WRITTEN INSTRUCTION: Transcribe the listing below from its opening line up to and including the line that contains "const allSeries = [cr75, cr50, cr30, cr15, wq];"; reproduce nothing else.

RECORD EXCERPTS:
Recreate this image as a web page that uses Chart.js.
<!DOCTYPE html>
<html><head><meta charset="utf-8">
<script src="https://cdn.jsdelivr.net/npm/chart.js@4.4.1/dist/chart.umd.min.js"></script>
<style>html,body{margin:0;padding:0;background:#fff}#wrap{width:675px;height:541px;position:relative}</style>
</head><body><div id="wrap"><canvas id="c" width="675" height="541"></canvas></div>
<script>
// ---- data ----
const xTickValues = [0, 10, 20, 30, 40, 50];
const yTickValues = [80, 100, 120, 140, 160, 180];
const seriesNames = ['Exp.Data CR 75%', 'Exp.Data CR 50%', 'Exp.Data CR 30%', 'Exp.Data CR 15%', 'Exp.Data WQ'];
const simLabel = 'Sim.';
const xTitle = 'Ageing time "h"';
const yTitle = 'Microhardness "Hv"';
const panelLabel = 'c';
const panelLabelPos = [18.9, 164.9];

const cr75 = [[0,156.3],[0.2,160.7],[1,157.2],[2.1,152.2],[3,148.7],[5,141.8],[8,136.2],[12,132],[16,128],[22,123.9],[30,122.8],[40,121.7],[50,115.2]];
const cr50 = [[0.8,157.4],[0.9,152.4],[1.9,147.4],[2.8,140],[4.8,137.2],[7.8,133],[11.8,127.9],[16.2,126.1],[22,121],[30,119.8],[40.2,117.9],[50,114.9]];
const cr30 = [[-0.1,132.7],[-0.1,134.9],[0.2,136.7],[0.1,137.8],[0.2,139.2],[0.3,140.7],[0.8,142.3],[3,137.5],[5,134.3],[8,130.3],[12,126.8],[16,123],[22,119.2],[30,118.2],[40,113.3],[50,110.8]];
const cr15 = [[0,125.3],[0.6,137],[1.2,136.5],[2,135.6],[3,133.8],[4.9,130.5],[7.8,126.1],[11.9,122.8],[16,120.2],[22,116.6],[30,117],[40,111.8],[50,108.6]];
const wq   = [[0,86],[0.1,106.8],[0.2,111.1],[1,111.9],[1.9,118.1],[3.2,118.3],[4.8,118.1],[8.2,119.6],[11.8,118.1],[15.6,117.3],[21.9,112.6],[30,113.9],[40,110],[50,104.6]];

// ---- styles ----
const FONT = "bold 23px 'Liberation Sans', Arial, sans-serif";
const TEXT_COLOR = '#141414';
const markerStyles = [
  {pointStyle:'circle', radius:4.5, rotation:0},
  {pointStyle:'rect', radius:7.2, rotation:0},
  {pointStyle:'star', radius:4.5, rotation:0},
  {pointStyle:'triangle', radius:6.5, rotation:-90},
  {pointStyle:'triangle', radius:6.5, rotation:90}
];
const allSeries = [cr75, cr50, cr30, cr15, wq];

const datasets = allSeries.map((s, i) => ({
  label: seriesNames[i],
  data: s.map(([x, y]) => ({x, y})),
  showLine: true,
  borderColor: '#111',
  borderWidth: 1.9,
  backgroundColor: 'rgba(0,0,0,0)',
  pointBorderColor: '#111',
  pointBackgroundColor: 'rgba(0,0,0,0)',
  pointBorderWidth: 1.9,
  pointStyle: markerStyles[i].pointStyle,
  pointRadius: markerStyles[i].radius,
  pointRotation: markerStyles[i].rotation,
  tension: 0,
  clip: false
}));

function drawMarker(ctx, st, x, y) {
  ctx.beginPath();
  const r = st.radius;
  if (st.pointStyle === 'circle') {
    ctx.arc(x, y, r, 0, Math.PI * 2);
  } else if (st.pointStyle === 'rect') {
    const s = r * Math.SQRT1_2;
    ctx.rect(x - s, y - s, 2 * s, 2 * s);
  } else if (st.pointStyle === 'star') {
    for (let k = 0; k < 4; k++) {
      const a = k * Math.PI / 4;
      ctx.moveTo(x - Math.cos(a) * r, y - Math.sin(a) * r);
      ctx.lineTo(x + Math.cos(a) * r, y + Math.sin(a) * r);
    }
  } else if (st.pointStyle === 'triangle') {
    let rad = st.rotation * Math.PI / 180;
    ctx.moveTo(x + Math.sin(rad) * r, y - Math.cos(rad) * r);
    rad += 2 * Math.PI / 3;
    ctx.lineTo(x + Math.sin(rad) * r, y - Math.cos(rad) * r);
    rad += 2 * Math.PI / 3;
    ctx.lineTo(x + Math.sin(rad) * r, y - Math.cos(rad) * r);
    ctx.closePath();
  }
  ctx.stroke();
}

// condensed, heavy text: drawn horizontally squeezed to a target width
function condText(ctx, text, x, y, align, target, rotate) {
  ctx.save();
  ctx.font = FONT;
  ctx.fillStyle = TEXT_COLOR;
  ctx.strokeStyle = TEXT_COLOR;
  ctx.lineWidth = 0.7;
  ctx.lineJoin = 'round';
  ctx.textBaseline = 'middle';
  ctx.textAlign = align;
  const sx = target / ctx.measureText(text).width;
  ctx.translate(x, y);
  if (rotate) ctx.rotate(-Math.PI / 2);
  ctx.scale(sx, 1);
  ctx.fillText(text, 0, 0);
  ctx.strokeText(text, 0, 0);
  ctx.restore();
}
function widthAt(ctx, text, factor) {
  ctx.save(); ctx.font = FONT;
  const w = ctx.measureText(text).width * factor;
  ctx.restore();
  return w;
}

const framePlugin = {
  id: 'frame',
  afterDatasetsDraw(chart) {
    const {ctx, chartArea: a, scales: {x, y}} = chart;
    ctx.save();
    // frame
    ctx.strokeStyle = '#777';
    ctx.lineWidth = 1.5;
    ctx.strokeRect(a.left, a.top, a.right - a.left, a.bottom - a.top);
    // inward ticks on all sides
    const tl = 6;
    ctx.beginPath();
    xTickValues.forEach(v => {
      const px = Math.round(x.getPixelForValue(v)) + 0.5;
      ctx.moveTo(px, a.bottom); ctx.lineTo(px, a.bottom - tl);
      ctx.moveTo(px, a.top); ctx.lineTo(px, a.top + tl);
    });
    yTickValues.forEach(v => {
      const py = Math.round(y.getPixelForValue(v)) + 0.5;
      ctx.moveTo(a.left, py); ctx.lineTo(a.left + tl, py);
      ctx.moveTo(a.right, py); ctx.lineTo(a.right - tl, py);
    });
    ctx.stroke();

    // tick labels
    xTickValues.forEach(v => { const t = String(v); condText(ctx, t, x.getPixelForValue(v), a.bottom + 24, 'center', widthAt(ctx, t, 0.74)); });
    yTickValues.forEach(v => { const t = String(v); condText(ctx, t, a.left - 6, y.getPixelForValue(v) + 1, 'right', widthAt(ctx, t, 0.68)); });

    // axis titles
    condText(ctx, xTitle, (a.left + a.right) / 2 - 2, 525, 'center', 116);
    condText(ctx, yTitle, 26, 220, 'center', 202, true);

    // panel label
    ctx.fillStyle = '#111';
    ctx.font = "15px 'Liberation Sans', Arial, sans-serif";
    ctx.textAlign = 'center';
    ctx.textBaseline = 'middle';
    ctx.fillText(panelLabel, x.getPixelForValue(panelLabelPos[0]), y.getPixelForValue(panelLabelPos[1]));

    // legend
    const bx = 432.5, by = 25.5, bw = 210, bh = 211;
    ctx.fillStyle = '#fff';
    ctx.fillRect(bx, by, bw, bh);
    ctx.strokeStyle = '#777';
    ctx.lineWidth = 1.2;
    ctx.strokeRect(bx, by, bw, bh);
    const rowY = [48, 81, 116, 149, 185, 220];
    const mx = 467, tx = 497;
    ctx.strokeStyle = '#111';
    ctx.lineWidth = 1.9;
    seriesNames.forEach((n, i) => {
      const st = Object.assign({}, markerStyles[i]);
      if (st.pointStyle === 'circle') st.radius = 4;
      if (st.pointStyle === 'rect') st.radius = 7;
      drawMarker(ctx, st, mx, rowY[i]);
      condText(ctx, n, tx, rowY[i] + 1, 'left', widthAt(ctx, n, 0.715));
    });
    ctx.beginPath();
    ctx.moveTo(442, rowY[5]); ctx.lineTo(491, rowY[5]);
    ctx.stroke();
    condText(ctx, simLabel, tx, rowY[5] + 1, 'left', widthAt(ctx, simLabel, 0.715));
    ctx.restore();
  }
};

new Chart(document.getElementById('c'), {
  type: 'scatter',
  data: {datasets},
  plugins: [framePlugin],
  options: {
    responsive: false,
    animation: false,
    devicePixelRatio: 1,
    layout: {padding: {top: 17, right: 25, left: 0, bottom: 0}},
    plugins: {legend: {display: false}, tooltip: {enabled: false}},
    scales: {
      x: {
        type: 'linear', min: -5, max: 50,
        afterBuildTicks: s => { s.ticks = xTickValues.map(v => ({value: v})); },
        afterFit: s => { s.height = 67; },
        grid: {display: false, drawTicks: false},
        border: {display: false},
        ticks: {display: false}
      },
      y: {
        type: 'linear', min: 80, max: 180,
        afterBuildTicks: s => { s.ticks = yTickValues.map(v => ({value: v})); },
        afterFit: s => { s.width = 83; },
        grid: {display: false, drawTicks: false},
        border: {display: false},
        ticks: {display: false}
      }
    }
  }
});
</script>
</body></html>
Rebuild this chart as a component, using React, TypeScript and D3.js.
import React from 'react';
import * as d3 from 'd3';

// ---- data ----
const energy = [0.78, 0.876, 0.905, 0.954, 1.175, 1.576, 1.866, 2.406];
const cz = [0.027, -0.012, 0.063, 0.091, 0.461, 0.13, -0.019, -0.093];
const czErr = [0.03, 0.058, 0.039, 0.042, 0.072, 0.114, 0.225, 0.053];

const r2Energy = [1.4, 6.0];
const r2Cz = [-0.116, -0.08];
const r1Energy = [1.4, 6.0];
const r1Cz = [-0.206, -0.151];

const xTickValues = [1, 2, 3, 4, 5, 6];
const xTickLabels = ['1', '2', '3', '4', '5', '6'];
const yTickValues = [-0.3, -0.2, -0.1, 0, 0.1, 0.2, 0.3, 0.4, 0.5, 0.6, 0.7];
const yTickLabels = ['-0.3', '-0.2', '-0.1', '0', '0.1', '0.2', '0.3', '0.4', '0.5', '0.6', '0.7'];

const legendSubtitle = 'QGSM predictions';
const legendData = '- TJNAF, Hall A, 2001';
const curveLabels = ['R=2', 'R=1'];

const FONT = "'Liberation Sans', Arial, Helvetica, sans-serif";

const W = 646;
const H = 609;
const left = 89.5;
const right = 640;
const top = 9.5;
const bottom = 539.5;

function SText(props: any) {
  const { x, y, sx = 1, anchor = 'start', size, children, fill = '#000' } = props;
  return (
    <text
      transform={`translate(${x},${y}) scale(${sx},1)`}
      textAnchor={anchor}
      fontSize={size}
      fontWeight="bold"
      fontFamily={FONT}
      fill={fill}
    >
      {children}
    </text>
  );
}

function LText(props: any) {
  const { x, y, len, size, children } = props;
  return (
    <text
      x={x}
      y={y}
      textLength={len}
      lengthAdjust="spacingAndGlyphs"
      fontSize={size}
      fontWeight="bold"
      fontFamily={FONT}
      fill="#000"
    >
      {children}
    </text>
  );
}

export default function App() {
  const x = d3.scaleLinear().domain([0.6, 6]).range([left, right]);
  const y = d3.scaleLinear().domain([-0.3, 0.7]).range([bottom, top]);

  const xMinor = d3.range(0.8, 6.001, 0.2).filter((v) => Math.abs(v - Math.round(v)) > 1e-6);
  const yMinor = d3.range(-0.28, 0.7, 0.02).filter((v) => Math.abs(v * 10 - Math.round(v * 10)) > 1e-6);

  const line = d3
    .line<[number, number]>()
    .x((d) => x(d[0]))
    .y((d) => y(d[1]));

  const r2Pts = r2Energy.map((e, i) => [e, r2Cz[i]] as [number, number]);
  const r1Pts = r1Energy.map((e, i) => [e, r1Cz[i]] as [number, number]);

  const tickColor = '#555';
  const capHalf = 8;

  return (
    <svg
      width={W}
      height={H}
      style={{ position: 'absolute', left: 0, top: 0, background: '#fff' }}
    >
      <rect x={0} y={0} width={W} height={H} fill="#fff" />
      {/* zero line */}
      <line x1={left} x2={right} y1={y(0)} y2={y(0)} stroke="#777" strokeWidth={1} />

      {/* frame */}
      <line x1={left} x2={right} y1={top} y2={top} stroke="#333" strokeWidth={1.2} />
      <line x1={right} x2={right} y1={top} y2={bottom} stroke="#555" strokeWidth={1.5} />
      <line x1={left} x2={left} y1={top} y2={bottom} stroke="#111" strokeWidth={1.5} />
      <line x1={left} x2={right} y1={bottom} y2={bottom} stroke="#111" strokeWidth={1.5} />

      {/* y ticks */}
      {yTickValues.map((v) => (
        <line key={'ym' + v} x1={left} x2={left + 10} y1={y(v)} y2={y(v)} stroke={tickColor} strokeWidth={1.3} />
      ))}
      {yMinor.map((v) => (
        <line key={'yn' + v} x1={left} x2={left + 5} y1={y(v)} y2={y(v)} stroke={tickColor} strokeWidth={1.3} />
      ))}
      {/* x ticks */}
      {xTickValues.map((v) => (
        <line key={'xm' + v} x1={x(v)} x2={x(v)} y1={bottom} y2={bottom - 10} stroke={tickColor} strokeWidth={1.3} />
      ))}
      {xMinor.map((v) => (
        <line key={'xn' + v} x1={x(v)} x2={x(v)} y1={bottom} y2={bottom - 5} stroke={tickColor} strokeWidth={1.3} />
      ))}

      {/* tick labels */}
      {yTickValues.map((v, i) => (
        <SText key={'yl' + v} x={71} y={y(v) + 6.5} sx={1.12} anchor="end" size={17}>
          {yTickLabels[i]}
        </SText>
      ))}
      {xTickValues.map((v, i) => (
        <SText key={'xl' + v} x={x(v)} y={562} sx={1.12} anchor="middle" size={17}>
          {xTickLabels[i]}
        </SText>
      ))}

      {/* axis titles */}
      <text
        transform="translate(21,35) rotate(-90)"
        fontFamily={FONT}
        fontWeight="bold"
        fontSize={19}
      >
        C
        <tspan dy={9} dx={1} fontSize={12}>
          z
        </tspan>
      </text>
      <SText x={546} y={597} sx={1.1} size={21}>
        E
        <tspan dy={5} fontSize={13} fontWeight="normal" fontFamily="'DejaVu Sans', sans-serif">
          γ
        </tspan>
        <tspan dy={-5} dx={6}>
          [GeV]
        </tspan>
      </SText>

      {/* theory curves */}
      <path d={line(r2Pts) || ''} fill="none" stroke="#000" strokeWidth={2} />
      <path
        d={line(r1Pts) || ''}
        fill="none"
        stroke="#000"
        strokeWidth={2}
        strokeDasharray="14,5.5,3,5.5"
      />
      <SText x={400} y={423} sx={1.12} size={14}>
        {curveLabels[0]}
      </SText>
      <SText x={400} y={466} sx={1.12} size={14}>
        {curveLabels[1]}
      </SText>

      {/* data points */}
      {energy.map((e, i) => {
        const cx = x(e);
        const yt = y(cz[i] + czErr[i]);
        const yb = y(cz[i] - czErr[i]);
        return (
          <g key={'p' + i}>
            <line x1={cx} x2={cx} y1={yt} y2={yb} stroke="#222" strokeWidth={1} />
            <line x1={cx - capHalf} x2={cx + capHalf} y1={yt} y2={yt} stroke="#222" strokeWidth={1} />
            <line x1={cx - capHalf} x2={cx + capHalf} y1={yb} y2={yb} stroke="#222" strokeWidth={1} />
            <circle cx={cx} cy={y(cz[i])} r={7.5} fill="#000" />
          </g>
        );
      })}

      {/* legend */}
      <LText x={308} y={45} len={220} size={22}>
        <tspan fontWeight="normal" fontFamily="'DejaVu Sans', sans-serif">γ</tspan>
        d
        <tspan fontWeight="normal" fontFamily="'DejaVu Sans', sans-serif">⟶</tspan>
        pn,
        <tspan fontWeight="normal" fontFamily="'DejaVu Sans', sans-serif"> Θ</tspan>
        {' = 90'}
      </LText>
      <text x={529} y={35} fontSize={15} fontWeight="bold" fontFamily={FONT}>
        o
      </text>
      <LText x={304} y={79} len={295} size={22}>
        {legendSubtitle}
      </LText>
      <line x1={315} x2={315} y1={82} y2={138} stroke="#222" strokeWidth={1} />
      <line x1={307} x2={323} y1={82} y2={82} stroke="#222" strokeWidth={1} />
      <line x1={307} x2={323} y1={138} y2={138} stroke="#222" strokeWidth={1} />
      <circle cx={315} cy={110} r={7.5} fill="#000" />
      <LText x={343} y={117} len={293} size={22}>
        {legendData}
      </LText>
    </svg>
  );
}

FINAL RESULT:
Recreate this image as a web page that uses Chart.js.
<!DOCTYPE html>
<html><head><meta charset="utf-8">
<script src="https://cdn.jsdelivr.net/npm/chart.js@4.4.1/dist/chart.umd.min.js"></script>
<style>html,body{margin:0;padding:0;background:#fff}#wrap{width:675px;height:541px;position:relative}</style>
</head><body><div id="wrap"><canvas id="c" width="675" height="541"></canvas></div>
<script>
// ---- data ----
const xTickValues = [0, 10, 20, 30, 40, 50];
const yTickValues = [80, 100, 120, 140, 160, 180];
const seriesNames = ['Exp.Data CR 75%', 'Exp.Data CR 50%', 'Exp.Data CR 30%', 'Exp.Data CR 15%', 'Exp.Data WQ'];
const simLabel = 'Sim.';
const xTitle = 'Ageing time "h"';
const yTitle = 'Microhardness "Hv"';
const panelLabel = 'c';
const panelLabelPos = [18.9, 164.9];

const cr75 = [[0,156.3],[0.2,160.7],[1,157.2],[2.1,152.2],[3,148.7],[5,141.8],[8,136.2],[12,132],[16,128],[22,123.9],[30,122.8],[40,121.7],[50,115.2]];
const cr50 = [[0.8,157.4],[0.9,152.4],[1.9,147.4],[2.8,140],[4.8,137.2],[7.8,133],[11.8,127.9],[16.2,126.1],[22,121],[30,119.8],[40.2,117.9],[50,114.9]];
const cr30 = [[-0.1,132.7],[-0.1,134.9],[0.2,136.7],[0.1,137.8],[0.2,139.2],[0.3,140.7],[0.8,142.3],[3,137.5],[5,134.3],[8,130.3],[12,126.8],[16,123],[22,119.2],[30,118.2],[40,113.3],[50,110.8]];
const cr15 = [[0,125.3],[0.6,137],[1.2,136.5],[2,135.6],[3,133.8],[4.9,130.5],[7.8,126.1],[11.9,122.8],[16,120.2],[22,116.6],[30,117],[40,111.8],[50,108.6]];
const wq   = [[0,86],[0.1,106.8],[0.2,111.1],[1,111.9],[1.9,118.1],[3.2,118.3],[4.8,118.1],[8.2,119.6],[11.8,118.1],[15.6,117.3],[21.9,112.6],[30,113.9],[40,110],[50,104.6]];

// ---- styles ----
const FONT = "bold 23px 'Liberation Sans', Arial, sans-serif";
const TEXT_COLOR = '#141414';
const markerStyles = [
  {pointStyle:'circle', radius:4.5, rotation:0},
  {pointStyle:'rect', radius:7.2, rotation:0},
  {pointStyle:'star', radius:4.5, rotation:0},
  {pointStyle:'triangle', radius:6.5, rotation:-90},
  {pointStyle:'triangle', radius:6.5, rotation:90}
];
const allSeries = [cr75, cr50, cr30, cr15, wq];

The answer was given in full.